On 10.10.2020 17:22, Jakub Kicinski wrote:
> On Sat, 10 Oct 2020 15:08:15 +0200 Heiner Kallweit wrote:
>> On 09.10.2020 18:06, Heiner Kallweit wrote:
>>> On 09.10.2020 17:58, Jakub Kicinski wrote:
>>>> On Fri, 9 Oct 2020 16:54:06 +0200 Heiner Kallweit wrote:
>>>>> I'm thinking about a __napi_schedule version that disables hard irq's
>>>>> conditionally, based on variable force_irqthreads, exported by the irq
>>>>> subsystem. This would allow to behave correctly with threadirqs set,
>>>>> whilst not loosing the _irqoff benefit with threadirqs unset.
>>>>> Let me come up with a proposal.
>>>>
>>>> I think you'd need to make napi_schedule_irqoff() behave like that,
>>>> right? Are there any uses of napi_schedule_irqoff() that are disabling
>>>> irqs and not just running from an irq handler?
>>>>
>>> Right, the best approach depends on the answer to the latter question.
>>> I didn't check this yet, therefore I described the least intrusive approach.
>>>
>>
>> With some help from coccinelle I identified the following functions that
>> call napi_schedule_irqoff() or __napi_schedule_irqoff() and do not run
>> from an irq handler (at least not at the first glance).
>>
>> dpaa2_caam_fqdan_cb
>> qede_simd_fp_handler
>> mlx4_en_rx_irq
>> mlx4_en_tx_irq
>
> Don't know the others but FWIW the mlx4 ones run from an IRQ handler,
> AFAICT:
>
> static irqreturn_t mlx4_interrupt(int irq, void *dev_ptr)
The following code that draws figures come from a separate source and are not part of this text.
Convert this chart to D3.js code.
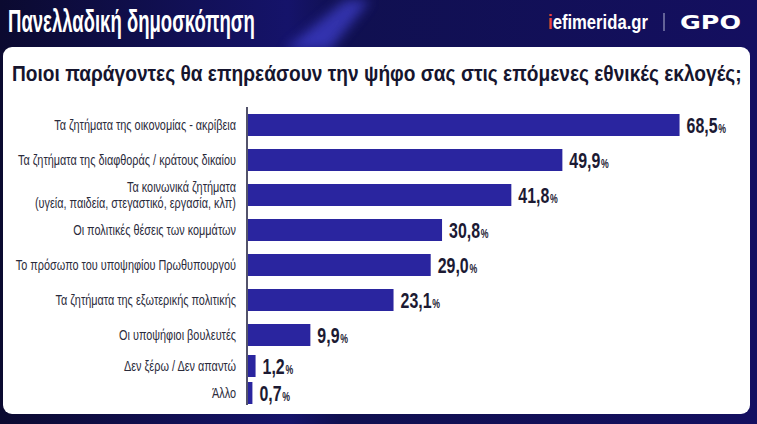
<!DOCTYPE html>
<html><head><meta charset="utf-8">
<script src="https://cdn.jsdelivr.net/npm/d3@7/dist/d3.min.js"></script>
<style>
body{margin:0;background:#0b0a33;overflow:hidden}
svg{display:block}
</style></head>
<body>
<svg id="chart" width="757" height="424"></svg>
<script>
const title = "Πανελλαδική δημοσκόπηση";
const subtitle = "Ποιοι παράγοντες θα επηρεάσουν την ψήφο σας στις επόμενες εθνικές εκλογές;";
const categories = [
  "Τα ζητήματα της οικονομίας - ακρίβεια",
  "Τα ζητήματα της διαφθοράς / κράτους δικαίου",
  "Τα κοινωνικά ζητήματα\n(υγεία, παιδεία, στεγαστικό, εργασία, κλπ)",
  "Οι πολιτικές θέσεις των κομμάτων",
  "Το πρόσωπο του υποψηφίου Πρωθυπουργού",
  "Τα ζητήματα της εξωτερικής πολιτικής",
  "Οι υποψήφιοι βουλευτές",
  "Δεν ξέρω / Δεν απαντώ",
  "Άλλο"
];
const values = [68.5, 49.9, 41.8, 30.8, 29.0, 23.1, 9.9, 1.2, 0.7];
const valueLabels = ["68,5", "49,9", "41,8", "30,8", "29,0", "23,1", "9,9", "1,2", "0,7"];
const brand = "iefimerida.gr";
const partner = "GPO";

const W = 757, H = 424;
const svg = d3.select("#chart");
const font = "'Liberation Sans',Arial,sans-serif";

// helper: draw text squeezed horizontally to a target width
function squeezed(parent, x, y, txt, target, attrs) {
  const g = parent.append("g");
  const t = g.append("text").attr("x", 0).attr("y", 0).text(txt);
  Object.entries(attrs).forEach(([k, v]) => t.attr(k, v));
  const w = t.node().getComputedTextLength();
  g.attr("transform", `translate(${x},${y}) scale(${target / w},1)`);
  return t;
}

const defs = svg.append("defs");
const bg = defs.append("linearGradient").attr("id","bg").attr("x1","0").attr("y1","0").attr("x2","1").attr("y2","0");
bg.append("stop").attr("offset","0").attr("stop-color","#0b0a30");
bg.append("stop").attr("offset","0.38").attr("stop-color","#15136a");
bg.append("stop").attr("offset","0.45").attr("stop-color","#101050");
bg.append("stop").attr("offset","1").attr("stop-color","#140f60");
defs.append("filter").attr("id","blur").append("feGaussianBlur").attr("stdDeviation", 6);

svg.append("rect").attr("width", W).attr("height", H).attr("fill", "url(#bg)");
svg.append("polygon")
  .attr("points", "285,50 330,50 370,0 345,0")
  .attr("fill", "#4a4ae8").attr("opacity", 0.6).attr("filter","url(#blur)");

// Header
squeezed(svg, 8, 32, title, 247, {
  "font-family": font, "font-weight": "bold", "font-size": 32, fill: "#ffffff"
});

const bg2 = svg.append("g");
const bt = bg2.append("text").attr("x", 0).attr("y", 0)
  .attr("font-family", font).attr("font-weight", "bold").attr("font-size", 21).attr("fill", "#ffffff");
bt.append("tspan").attr("fill", "#e8463a").text(brand.slice(0,1));
bt.append("tspan").text(brand.slice(1));
bg2.attr("transform", `translate(548,29) scale(${100 / bt.node().getComputedTextLength()},1)`);

svg.append("line").attr("x1", 664).attr("x2", 664).attr("y1", 13).attr("y2", 31)
  .attr("stroke", "#9a9ac0").attr("stroke-width", 1.2);
squeezed(svg, 680, 29, partner, 61, {
  "font-family": "'DejaVu Sans',sans-serif", "font-weight": "bold", "font-size": 19, fill: "#ffffff"
});

// Panel
svg.append("rect").attr("x", 3).attr("y", 47).attr("width", 747).attr("height", 367)
  .attr("rx", 9).attr("fill", "#ffffff");

squeezed(svg, 12, 81, subtitle, 730, {
  "font-family": font, "font-weight": "bold", "font-size": 22, fill: "#16152e"
});

// Scales
const x = d3.scaleLinear().domain([0, 100]).range([248, 878]);
const y = d3.scaleLinear().domain([0, 6, 7, 8]).range([125, 335, 366, 393]);
const barH = 22;

const g = svg.append("g");
g.selectAll("rect.bar").data(values).join("rect").attr("class","bar")
  .attr("x", x(0)).attr("y", (d,i) => y(i) - barH/2)
  .attr("width", d => x(d) - x(0)).attr("height", barH)
  .attr("fill", "#2a259f");

// axis line
svg.append("line").attr("x1", 247).attr("x2", 247).attr("y1", 107).attr("y2", 405)
  .attr("stroke", "#1a1a3a").attr("stroke-width", 1.5);

// Category labels (condensed via horizontal scale)
const labG = g.selectAll("g.lab").data(categories).join("g").attr("class","lab");
const labT = labG.append("text")
  .attr("text-anchor", "end").attr("font-family", font).attr("font-size", 14)
  .attr("fill", "#2b2b3b");
labT.each(function(d){
  const lines = d.split("\n");
  const t = d3.select(this);
  lines.forEach((ln, j) => {
    t.append("tspan").attr("x", 0)
      .attr("y", 5 + (j - (lines.length-1)/2) * 16)
      .text(ln);
  });
});
const labScale = 182 / labT.nodes()[0].getComputedTextLength();
labG.attr("transform", (d,i) => `translate(236,${y(i)}) scale(${labScale},1)`);

// Value labels
const valG = g.selectAll("g.val").data(values).join("g").attr("class","val");
const valT = valG.append("text").attr("x", 0).attr("y", 0)
  .attr("font-family", font).attr("font-weight", "bold").attr("font-size", 22)
  .attr("fill", "#1c1a33");
const numT = valT.append("tspan").text((d,i) => valueLabels[i]);
valT.append("tspan").attr("font-size", 12).attr("dx", 1).text("%");
const valScale = 31 / numT.nodes()[0].getComputedTextLength();
valG.attr("transform", (d,i) => `translate(${x(d) + 7},${y(i) + 8}) scale(${valScale},1)`);
</script>
</body></html>
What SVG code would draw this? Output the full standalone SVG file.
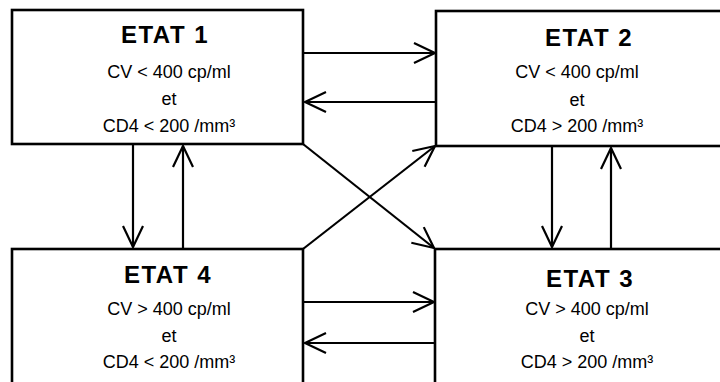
<svg xmlns="http://www.w3.org/2000/svg" width="720" height="382" viewBox="0 0 720 382">
<style>
.box{fill:#fff;stroke:#000;stroke-width:2.6}
.t{font-family:"Liberation Sans",Arial,sans-serif;font-weight:bold;font-size:24px;letter-spacing:1.5px;text-anchor:middle;fill:#000}
.s{font-family:"Liberation Sans",Arial,sans-serif;font-size:18px;text-anchor:middle;fill:#000}
.c{stroke:#000;stroke-width:2.2;fill:none;marker-end:url(#ah)}
</style>
<defs>
<marker id="ah" viewBox="-24 -12 26 24" refX="0" refY="0" markerWidth="26" markerHeight="24" markerUnits="userSpaceOnUse" orient="auto">
<path d="M-21,-10 L0,0 L-21,10" fill="none" stroke="#000" stroke-width="2.2"/>
</marker>
</defs>
<rect width="720" height="382" fill="#fff"/>
<g id="etat1">
<rect class="box" x="12" y="10" width="291" height="134"/>
<text class="t" x="165" y="43">ETAT 1</text>
<text class="s" x="169" y="78">CV &lt; 400 cp/ml</text>
<text class="s" x="169" y="105">et</text>
<text class="s" x="169" y="132">CD4 &lt; 200 /mm³</text>
</g>
<g id="etat2">
<rect class="box" x="436" y="11" width="300" height="135"/>
<text class="t" x="589" y="46">ETAT 2</text>
<text class="s" x="577" y="78">CV &lt; 400 cp/ml</text>
<text class="s" x="577" y="106">et</text>
<text class="s" x="577" y="132">CD4 &gt; 200 /mm³</text>
</g>
<g id="etat4">
<rect class="box" x="12" y="249" width="291" height="150"/>
<text class="t" x="168" y="283">ETAT 4</text>
<text class="s" x="169" y="315">CV &gt; 400 cp/ml</text>
<text class="s" x="169" y="342">et</text>
<text class="s" x="169" y="368">CD4 &lt; 200 /mm³</text>
</g>
<g id="etat3">
<rect class="box" x="435" y="249" width="300" height="150"/>
<text class="t" x="590" y="287">ETAT 3</text>
<text class="s" x="587" y="315">CV &gt; 400 cp/ml</text>
<text class="s" x="587" y="342">et</text>
<text class="s" x="587" y="368">CD4 &gt; 200 /mm³</text>
</g>
<g id="connectors">
<line class="c" x1="303" y1="53" x2="435" y2="53"/>
<line class="c" x1="436" y1="102" x2="305" y2="102"/>
<line class="c" x1="133" y1="144" x2="133" y2="247"/>
<line class="c" x1="183" y1="249" x2="183" y2="146"/>
<line class="c" x1="303" y1="144" x2="434" y2="248"/>
<line class="c" x1="303" y1="249" x2="435" y2="146"/>
<line class="c" x1="552" y1="146" x2="552" y2="247"/>
<line class="c" x1="611" y1="249" x2="611" y2="148"/>
<line class="c" x1="303" y1="302" x2="434" y2="302"/>
<line class="c" x1="435" y1="343" x2="305" y2="343"/>
</g>
</svg>
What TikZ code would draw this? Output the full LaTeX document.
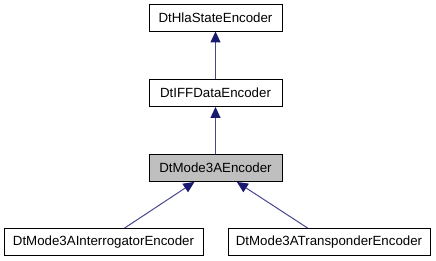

> static irqreturn_t mlx4_msi_x_interrupt(int irq, void *eq_ptr)
> mlx4_eq_int()
> mlx4_cq_completion
> cq->comp()
>
>> qeth_qdio_poll
>> netvsc_channel_cb
>> napi_watchdog
>
> This one runs from a hrtimer, which I believe will be a hard irq
> context on anything but RT. I could be wrong.
>

A similar discussion can be found e.g. here:
https://lore.kernel.org/netdev/[email protected]/
However I don't see any actual outcome.